I think of Nicol Jarvie’s
opinion of honour: “Honour is a homicide and a bloodspiller, that gangs
about making frays in the street; but Credit is a decent honest man, that sits
at hame, and makes the pat play.” And I think of Jeanie
Deans, and her bold advice to the Duke of Argyle if he
should be speaking to “ony ane
that is of greater degree than yoursell”: “Dinna be chappit back or cast
down wi’ the first rough answer.” I shall return to
Jeanie shortly, but it seems to me, in all these passages, that Scott, far from
trapping us in a dream world, renews our faith in the possibilities of reality.
It is also perhaps no accident that the most memorable moments of the novels, such
as I have just quoted, are those involving his Scots-speaking characters : these men and women speak in a language that seems
absolutely rooted in real life, both then and now.
So, if Scott is an opportunity, and specifically an
opportunity for Scotland, how should we exploit him? If he is
ripe for being revived, how best to do it? Here are some suggestions:
History is in vogue. We know now that the past is no less fixed
than the future, that it alters with every visit we
pay it. Nor is it alien to us; and if we understand that, we can see that the
future is not alien either; it is simply different. Scott, more than any other
writer I know, understood that and expressed it. That is one reason for
encouraging his fiction to be read: to illuminate the path from past through
present to future.
And if we start with his fiction, then we have a refreshed,
refreshing version of it in the form of the new Edinburgh edition. These texts,
recapturing the original spirit of what Scott actually wrote, in time may
filter into the wider public domain and find, perhaps, a new readership. But this
will not happen without a little assistance. So what is needed is a feature
film, or perhaps even better a TV series on the model
of the wonderful recent adaptation of Bleak
House, of one or other of his novels. My choice would be The Heart of Midlothian, which combines
politics (a commentary on the recently altered – that is, post-1707 – political
arrangements between London and Edinburgh – what fun a clever production could
have with that!), social unrest, murder, madness, the law, battles between
faith and mercy, truth and justice, religious stricture and secular freedom…and
contains not only a fabulous array of minor characters but, at its centre, a
strong, young, female role in Jeanie Deans. I’ve lost count of the number of
Jane Austen adaptations there have been in recent years, on television and cinema
screen. The Heart of Midlothian is
crying out for similar treatment, and if it were done well another half dozen
books (and for my money they would be the Scottish novels) could be queuing up
behind it in the wings.
There are other opportunities. Edinburgh is the first
UNESCO-designated City of Literature – a project struggling, as far as I can
see, to define its role. But Edinburgh is also the city of Scott, and an hour’s
drive away, on the route of the projected revived Waverley Line, lies Abbotsford, a place also in need of a new role. I don’t
know what that role might be, but surely the connection between the City of
Literature and the home of the man who was the most successful writer of his
age must be made.
May I also suggest that the perceived link between Scott and
the establishment needs to be loosened if not severed completely.
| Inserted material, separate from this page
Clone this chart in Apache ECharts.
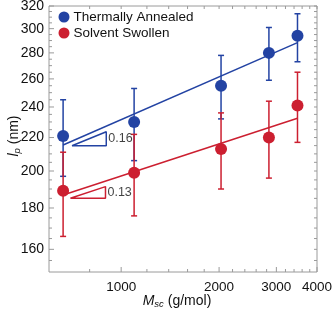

And here I may be treading on dangerous ground. I speak as one who usually
looks in from the outside on events such as this – or doesn’t look in at all.
So long as Scott’s image is associated in the public mind with Edinburgh clubs
and black tie dinners, he will appear aloof and distant to most people – and
Scott was never aloof and distant to anyone – and most people will not read
him. This may be the result of misguided prejudice or inverted snobbery, but it
is a barrier to Scott becoming popular again, and those of us who want to share
him with the wider world need to think about how to dismantle that barrier.
(But I should add that this Club has also, for many years, continued to hold a
torch for Scott when few others would do so, and for that alone it should be
congratulated.)
Let Scott also be recognised as a grown-up writer. We know
how much damage was done when he was reclassified as literature for adolescents,
and teenage boys were forced to read Woodstock
and Kenilworth. That state of affairs
was an insult to Scott and an insult to those young readers. The best of his
fiction is complex, insightful and intensely rewarding. He should be read by
people, whatever age they are, with grown-up minds.
And finally, if we are thinking of opportunities to revive
Scott, there is the extraordinary narrative of his own life. His personality,
like his fiction, is indelibly stamped with the strengths and failings, the
resilience and courage, the doubts and fears, the ambitions and frustrations,
the conviviality and the loneliness of the human condition. Nowhere is this
more apparent than in that last true masterpiece of his, the Journal. Like his best novels, this is a
portrait of great events as they affect individual human beings. But in this
case the individual is Scott himself, plunged from the pedestal of immense fame,
wealth and success into profound crisis. It is a self-portrait of genius at its
most vulnerable, and it shows us that Scott, whether he constitutes a curse or
an opportunity to his native land today, was, as he worked himself to death to
pay off his debts in the last six years of his life, a human being. Today, of
all things, we surely need examples of great humanity, and that is to be found
in Scott’s own story. And so it is to the memory of the Author of Waverley,
revealed in the mirror of his Journal
to be that human being Walter Scott, that I ask you
now to raise your glasses: Sir Walter Scott.